We’ve never been more excited about the future of OA–or more thankful for all the work the OA community as a whole has done to get here. And we can’t wait to keep working together with the community to help make the vision of ubiquitous open access a reality.

Green Open Access comes of age

Posted on


This morning David Prosser, executive director of Research Libraries UK, tweeted, “So we have @unpaywall, @oaDOI_org, PubMed icons – is the green #OA infrastructure reaching maturity?(link).

We love this observation, and not just because two of the three projects he mentioned are from us at Impactstory 😀. We love it because we agree: Green OA infrastructure is at a tipping point where two decades of investment, a slew of new tools, and a flurry of new government mandates is about to make Green OA the scholarly publishing game-changer.

A lot of folks have suggested that Sci-Hub is scholarly publishing’s “Napster moment,” where the internet finally disrupts a very resilient, profitable niche market. That’s probably true. But like music industry shut down Napster, Elsevier will likely be able shut down Sci-Hub. They’ve got both the money and the legal (though not moral) high ground and that’s a tough combo to beat.

But the future is what comes after Napster. It’s in the iTunes and the Spotifys of scholarly communication. We’ve built something to help to create this future. It’s Unpaywall, a browser extension that instantly finds free, legal Green OA copies of paywalled research papers as you browse–like a master key to the research literature. If you haven’t tried it yet, install Unpaywall for free and give it a try.

Unpaywall has reached 5,000 active users in our first ten days of pre-release.

But Unpaywall is far from the only indication that we’re reaching a Green OA inflection point. Today is a great day to appreciate this, as there’s amazing Green OA news everywhere you look:

  • Unpaywall reached the 5000 Active Users milestone. We’re now delivering tens of thousands of OA articles to users in over 100 countries, and growing fast.
  • PubMed announced Institutional Repository LinkOut, which links every PubMed article to a free Green copy in institutional repositories where available. This is huge, since PubMed is one of the world’s most important portals to the research literature.
  • The Open Access Button announced a new integration with interlibrary loan that will make it even more useful for researchers looking for open content. Along with the interlibrary loan request, they send instructions to authors to help them self-archive closed publications.

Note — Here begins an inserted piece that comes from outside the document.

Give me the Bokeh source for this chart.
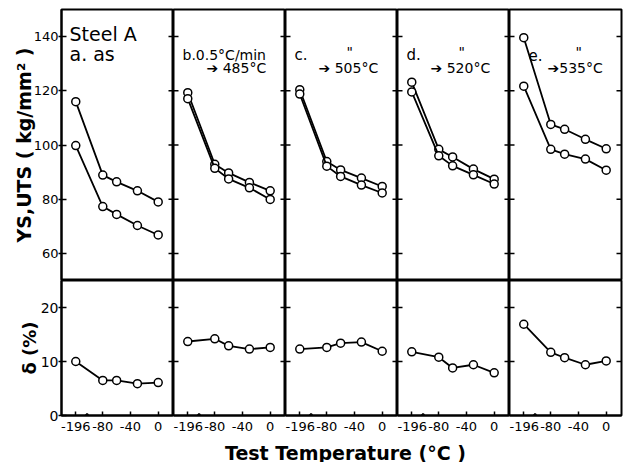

Over the next few years, we’re going to see an explosion in the amount of research available openly, as government mandates in the US, UK, Europe, and beyond take force. As that happens, the raw material is there to build completely new ways of searching, sharing, and accessing the research literature.
We think Unpaywall is a really powerful example: When there’s a big Get It Free button next to the Pay Money button on publisher pages, it starts to look like the game is changing. And it is changing. Unpaywall is just the beginning of the amazing open-access future we’re going to see. We can’t wait!